The office of the prime minister is more important than the individuals who occupy it. But in India, often the opposite is the case. One indicator of this is the fact that the houses in which at least two past prime ministers lived have become monuments to their memory. Teen Murti House, which was the official residence of the first prime minister, Jawaharlal Nehru, now houses the Nehru Museum, complete with a sound and light show. Similarly, Indira Gandhi’s residence on Safdarjung Road is now a museum. It is only very recently that successive prime ministers have been occupying 7 Race Course Road. The special protection group which is responsible for the security of the prime minister has recommended that the Race Course Road property is no longer safe for Mr Atal Bihari Vajpayee, the present incumbent in the country’s top job. Its grounds are easily visible from the top of Ashoka Hotel which thus provides a good vantage point for a sniper. The house also has a common boundary wall with the Delhi Gymkhana. The latter, because it is a very popular club, is impossible to make completely secure.

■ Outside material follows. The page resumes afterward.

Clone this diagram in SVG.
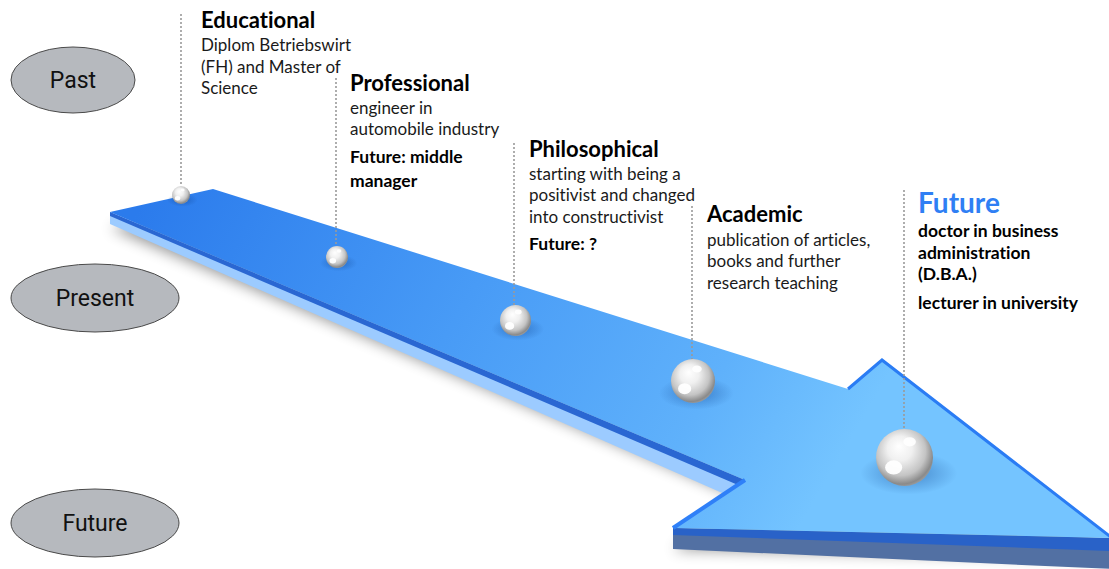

Mr Vajpayee’s residence is thus a high-risk area from the point of view of his personal security.

This has raised the demand for a permanent residence for the prime minister in a more secure property. Teen Murti House has been suggested as the most suitable building. In India, there is a propensity to attack a problem from the wrong end, to take the right decision for the wrong reasons. Mr Vajpayee, or whoever is the prime minister, should live in Teen Murti House, not because it is more secure that 7 Race Course Road or any other bungalow in Lutyen’s Delhi, but because Teen Murti House is the best house for the leader of the country. The most spacious and spectacular house in the capital is Rashtrapati Bhavan where the head of the state, the president, lives. After that, Teen Murti House is the best available mansion with lovely grounds. It is fitting that such a building becomes the prime minister’s residence. It will add dignity and pomp to the august office. Lord Mountbatten, who originally suggested to Nehru that the latter should live there, had a sense of ceremony and dignity. Nehru, despite the Gandhian ambience of the times, welcomed the suggestion.

The idea of a permanent residence for the prime minister was never mooted after Nehru’s death. Deference to his memory and the spirit of sycophancy that occasionally grips the Congress ensured that Teen Murti House became a museum dedicated to Nehru and part of the grounds became a library named after him. The man thus became more important than the office. There are good reasons to believe that Nehru with his commitment to and respect for democratic values would not have approved of the move. There is an opportunity now to redeem a past wrong. The Nehru Museum, without showing disrespect to the first prime minister of India, can be housed elsewhere and Teen Murti House can be made into the permanent residence of the prime minister, the Indian equivalent of 10 Downing Street.